University of Alberta steps up efforts to help students affected by Syrian refugee crisis
President David Turpin calls on other Canadian universities and colleges to do the same.
By NEWS STAFF
(Edmonton) The University of Alberta today announced the creation of an award designed to provide support for students affected by the conflict in Syria. The President’s Award for Refugees and Displaced Persons will cover tuition and living costs for up to 10 undergraduate or graduate Syrian students, admitted to the U of A as early as January 2016.
“Last week we were all reminded of the enormity of the Syrian refugee tragedy,” said U of A President David Turpin. “Our university has been engaged in programs that support refugees for a number of years, but we want to do more. With today’s announcement, we are also inviting other universities and colleges to join us with similar initiatives of their own.”
Turpin says he recognizes that creating a new award that provides financial support for 10 students throughout their academic program may seem “small in light of the scale of the problem.”
“But every individual who is given a way out and offered a different, brighter future becomes part of a changing story,” he said. “I look forward to seeing the impact Canadian universities can have when working together to help hundreds of young people who, through no fault of their own, have had their lives upended.”
Turpin indicated that this new awards program can be adapted for students from other countries in future, should the need arise, and spoke to what he sees as important historical context.
“We can never forget that our community—and indeed our country—have been built, in part, on wave after wave of immigrant refugees from around the world who found themselves displaced from their homelands. The people of Edmonton and Canada have stood together to help our fellow global citizens in the past and we will do so again.”
Presidents of the U of A’s graduate and undergraduate student associations support the university’s decision to offer assistance to Syrian students.
"Our first president indicated that ‘the uplifting of the whole people’ be our final goal, and this initiative achieves exactly that. I am a proud U of A student knowing that our community is doing what we can for displaced Syrian people," said Navneet Khinda, president of the University of Alberta Students’ Union.
Colin More, president of the Graduate Students’ Association, said, “The Graduate Students' Association fully supports this initiative to help individuals displaced by the horrible events in Syria. We hope the university will extend the program to other graduate students in the broader war-torn region who have been similarly affected.”
To be eligible for the President’s Award for Refugees and Displaced Persons, applicants must be Syrian citizens with satisfactory academic standing who have been admitted to begin studies in a U of A degree program in or after January 2016. The students can be entering any year of an undergraduate or graduate degree at the U of A, and the award is renewable, normally, for up to 48 months, depending on the program of study. Space in a university residence will also be guaranteed.
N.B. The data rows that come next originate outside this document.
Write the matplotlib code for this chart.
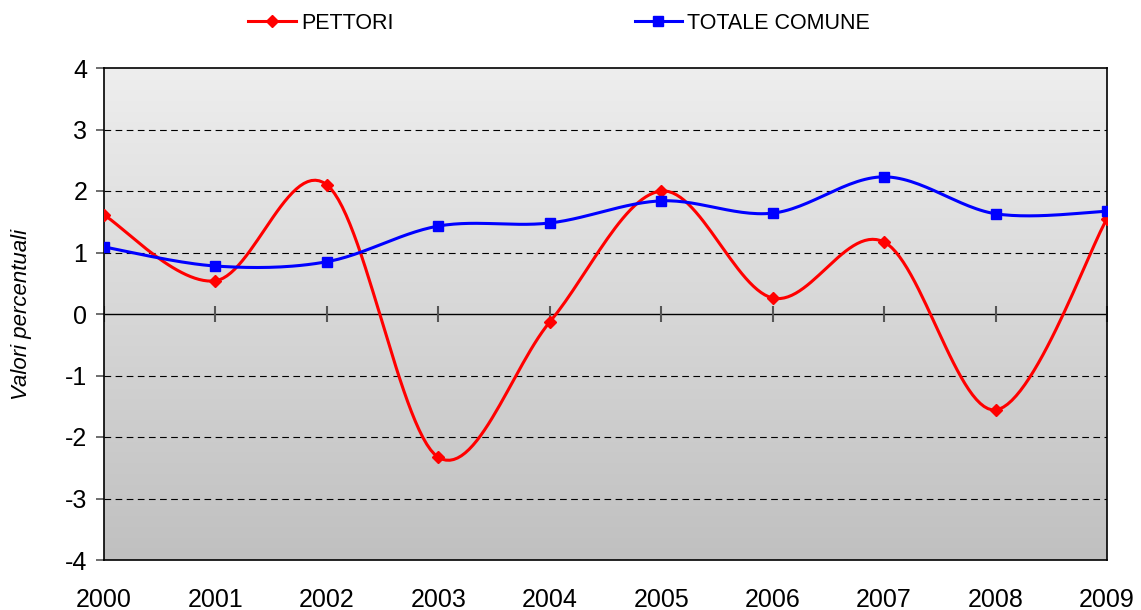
import numpy as np
import matplotlib.pyplot as plt
from matplotlib.lines import Line2D

plt.rcParams['font.family'] = ['Liberation Sans', 'DejaVu Sans']

years = [2000, 2001, 2002, 2003, 2004, 2005, 2006, 2007, 2008, 2009]
pettori = [1.61, 0.54, 2.10, -2.33, -0.13, 2.00, 0.26, 1.17, -1.56, 1.55]
totale = [1.09, 0.78, 0.85, 1.43, 1.48, 1.84, 1.64, 2.23, 1.63, 1.67]
labels = ['PETTORI', 'TOTALE COMUNE']


def smooth(x, y, n=30):
    # excel-like smoothed line: cubic bezier with catmull-rom control points
    x = np.asarray(x, float)
    y = np.asarray(y, float)
    px = np.concatenate([[x[0]], x, [x[-1]]])
    py = np.concatenate([[y[0]], y, [y[-1]]])
    xs, ys = [], []
    t = np.linspace(0, 1, n)
    for i in range(1, len(px) - 2):
        p0 = np.array([px[i], py[i]])
        p3 = np.array([px[i + 1], py[i + 1]])
        c1 = p0 + (np.array([px[i + 1], py[i + 1]]) - np.array([px[i - 1], py[i - 1]])) / 6
        c2 = p3 - (np.array([px[i + 2], py[i + 2]]) - np.array([px[i], py[i]])) / 6
        b = (np.outer((1 - t) ** 3, p0) + np.outer(3 * (1 - t) ** 2 * t, c1)
             + np.outer(3 * (1 - t) * t ** 2, c2) + np.outer(t ** 3, p3))
        xs.extend(b[:, 0])
        ys.extend(b[:, 1])
    return xs, ys


fig = plt.figure(figsize=(11.41, 6.10), dpi=100)
ax = fig.add_axes([104 / 1141, 1 - 560 / 610, (1107 - 104) / 1141, (560 - 68) / 610])

# gradient background
grad = np.linspace(0, 1, 256).reshape(-1, 1)
ax.imshow(grad, extent=[0, 1, 0, 1], transform=ax.transAxes, aspect='auto',
          cmap=plt.matplotlib.colors.LinearSegmentedColormap.from_list('g', ['#eeeeee', '#c0c0c0']),
          zorder=0)

ax.set_xlim(years[0], years[-1])
ax.set_ylim(-4, 4)

for g in [-3, -2, -1, 1, 2, 3]:
    ax.axhline(g, color='black', lw=0.8, ls=(0, (6, 4)), zorder=1)
ax.axhline(0, color='black', lw=1.0, zorder=2)
ax.plot(years, [0] * len(years), ls='none', marker='|', ms=12, mew=1.5, color='#555555', zorder=2)

xs, ys = smooth(years, pettori)
ax.plot(xs, ys, color='#ff0000', lw=2.2, zorder=3)
ax.plot(years, pettori, ls='none', marker='D', ms=6, color='#ff0000', zorder=4)
xs, ys = smooth(years, totale)
ax.plot(xs, ys, color='#0000ff', lw=2.2, zorder=3)
ax.plot(years, totale, ls='none', marker='s', ms=6.5, color='#0000ff', zorder=4)

ax.set_xticks(years)
ax.set_xticklabels([str(y) for y in years], fontsize=18)
ax.tick_params(axis='x', length=0, pad=20)
ax.set_yticks(range(-4, 5))
ax.set_yticklabels([str(v) for v in range(-4, 5)], fontsize=18)
ax.tick_params(axis='y', length=6, color='#555555', width=1.2, pad=6)
for s in ax.spines.values():
    s.set_linewidth(1.2)
ax.set_ylabel('Valori percentuali', fontsize=16, style='italic', labelpad=24)

handles = [Line2D([], [], color='#ff0000', lw=2.2, marker='D', ms=6),
           Line2D([], [], color='#0000ff', lw=2.2, marker='s', ms=6.5)]
fig.legend(handles, labels, loc='center', bbox_to_anchor=(0.49, 0.962), ncol=2,
           frameon=False, fontsize=15.5, columnspacing=11.2, handlelength=2.2, handletextpad=0.25)

fig.savefig('out.png', dpi=100)
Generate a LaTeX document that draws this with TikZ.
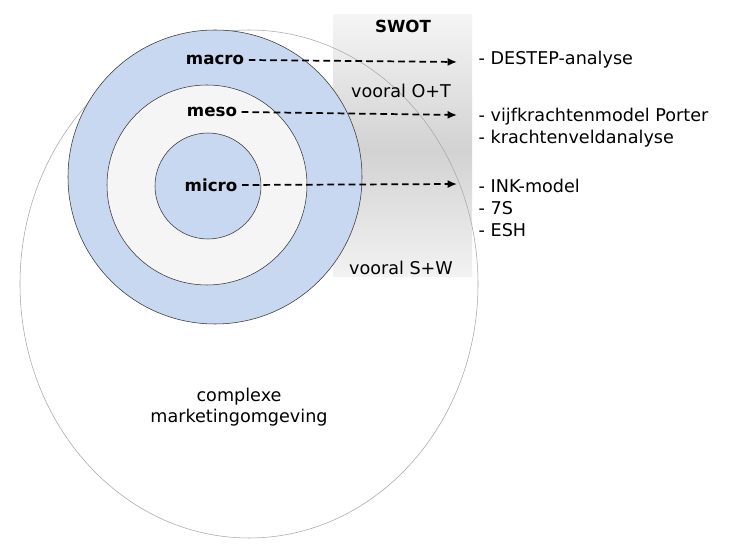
\documentclass[tikz,border=0pt]{standalone}
\usepackage{fontspec}
\usetikzlibrary{arrows.meta}
\setmainfont{DejaVu Sans}
\definecolor{cblue}{RGB}{200,216,240}
\begin{document}
\begin{tikzpicture}[x=0.75pt,y=-0.75pt,
  lbl/.style={font=\fontsize{13.2}{16}\selectfont},
  bl/.style={font=\fontsize{12.5}{15}\selectfont\bfseries},
  rt/.style={font=\fontsize{13.2}{16}\selectfont,anchor=west},
  arr/.style={-{Latex[length=7pt,width=6pt]},line width=1.3pt,dash pattern=on 5pt off 3pt}]
\useasboundingbox (0,0) rectangle (736,552);
\fill[white] (0,0) rectangle (736,552);
\shade[top color=gray!8,bottom color=gray!35] (333,15) rectangle (472,150);
\shade[top color=gray!35,bottom color=gray!10] (333,150) rectangle (472,277);
\draw[gray!70] (249,284) ellipse [x radius=229,y radius=254];
\draw[fill=cblue,draw=black!80] (215,177) circle [radius=147];
\draw[fill=gray!8,draw=black!80] (207,185) circle [radius=100];
\draw[fill=cblue,draw=black!80] (208,186) circle [radius=53];
\node[bl] (swot) at (403,26) {SWOT};
\node[lbl] (ot) at (401,91) {vooral O+T};
\node[lbl] (sw) at (401,268) {vooral S+W};
\node[bl] (macro) at (215,60) {macro};
\node[bl] (meso) at (212,112) {meso};
\node[bl] (micro) at (211,185) {micro};
\node[rt] (r1) at (474,60) {- DESTEP-analyse};
\node[rt] (r2) at (474,117) {- vijfkrachtenmodel Porter};
\node[rt] (r3) at (474,139) {- krachtenveldanalyse};
\node[rt] (r4) at (474,186) {- INK-model};
\node[rt] (r5) at (474,208) {- 7S};
\node[rt] (r6) at (474,230) {- ESH};
\coordinate (a1) at (457,62); \coordinate (a2) at (457,115); \coordinate (a3) at (457,184);
\draw[arr] (macro.east) -- (a1);
\draw[arr] (meso.east) -- (a2);
\draw[arr] (micro.east) -- (a3);
\node[lbl,align=center] (cm) at (239,407) {complexe\\marketingomgeving};
\end{tikzpicture}
\end{document}
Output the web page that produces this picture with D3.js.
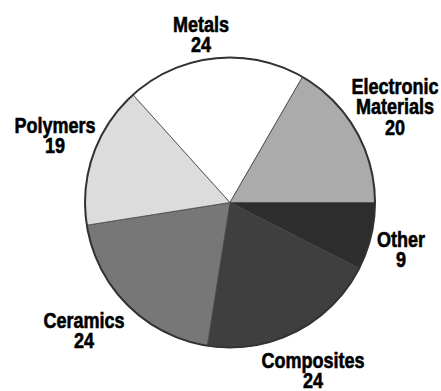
<!DOCTYPE html>
<html>
<head>
<meta charset="utf-8">
<script src="https://cdn.jsdelivr.net/npm/d3@7"></script>
<style>
  html, body { margin: 0; padding: 0; background: #fff; }
  svg { display: block; }
  .lbl { font-family: "Liberation Sans", Arial, sans-serif; font-weight: bold; font-size: 22px; fill: #000; stroke: #000; stroke-width: 0.6px; }
</style>
</head>
<body>
<svg id="chart" width="441" height="391"></svg>
<script>
// Data (drawn clockwise starting at 3 o'clock)
const categories = ["Other", "Composites", "Ceramics", "Polymers", "Metals", "Electronic Materials"];
const values = [9, 24, 24, 19, 24, 20];
const labelLines = [["Other"], ["Composites"], ["Ceramics"], ["Polymers"], ["Metals"], ["Electronic", "Materials"]];
const fills = ["#2d2d2d", "#3f3f3f", "#777777", "#dcdcdc", "#ffffff", "#ababab"];

// Layout
const cx = 230, cy = 202.5, R = 145;
const labelAnchor = {
  "Other": [401, 247],
  "Composites": [313, 368],
  "Ceramics": [84, 328],
  "Polymers": [55, 133],
  "Metals": [201, 32],
  "Electronic Materials": [395, 94]
};
const lineH = 20.3;
const narrow = 0.82;

const svg = d3.select("#chart");
const g = svg.append("g").attr("transform", `translate(${cx},${cy})`);

const pie = d3.pie().sort(null).value(d => d.v)
  .startAngle(Math.PI / 2).endAngle(Math.PI / 2 + 2 * Math.PI);
const data = categories.map((c, i) => ({ c, v: values[i], lines: labelLines[i], fill: fills[i] }));
const arcs = pie(data);
const arc = d3.arc().innerRadius(0).outerRadius(R);

g.selectAll("path.slice").data(arcs).join("path")
  .attr("class", "slice")
  .attr("d", arc)
  .attr("fill", d => d.data.fill)
  .attr("stroke", "#444")
  .attr("stroke-width", 0.8)
  .attr("stroke-linejoin", "round");

g.append("circle").attr("r", R).attr("fill", "none")
  .attr("stroke", "#333").attr("stroke-width", 2);

// Labels (condensed by horizontal scaling)
const lg = svg.append("g");
arcs.forEach(a => {
  const [x, y] = labelAnchor[a.data.c];
  const t = lg.append("text").attr("class", "lbl").attr("text-anchor", "middle")
    .attr("transform", `translate(${x},${y}) scale(${narrow},1)`);
  const lines = a.data.lines.concat([String(a.data.v)]);
  lines.forEach((ln, i) => {
    t.append("tspan").attr("x", 0).attr("y", i * lineH).text(ln);
  });
});
</script>
</body>
</html>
In addition to this new award that will be administered by the Office of the Registrar, the U of A has a long-standing Student Refugee Program operated through the student-led local committee of the World University Service of Canada (WUSC). In 2014, that program marked its 25th anniversary at the U of A. Turpin is currently the chair of WUSC’s board of directors, having taken on that role earlier this year. WUSC recently launched a fundraising campaign in support of student refugees and today called upon the leaders of post-secondary education institutions across Canada to increase their support to Syrian refugees through the Student Refugee Program.
The university also works with the Institute of International Education (IIE) Scholar Rescue Fund to offer scholars who are at personal risk in various parts of the world a one-year placement at the U of A, that is extendable to two years. Abdul Al-Shehabi, an advanced scholar of aerospace engineering from Syria, came to the Faculty of Engineering under the program in fall 2014. A second Syrian scholar, Ghada Bachour, arrived in Edmonton this past Friday and will join the Faculty of Pharmacy and Pharmaceutical Sciences. The IIE is a U.S.-based not-for-profit organization committed to international education and training. Since 2002, it has assisted more than 610 scholars from 53 countries, placing them at over 325 host partner institutions in 40 countries around the world.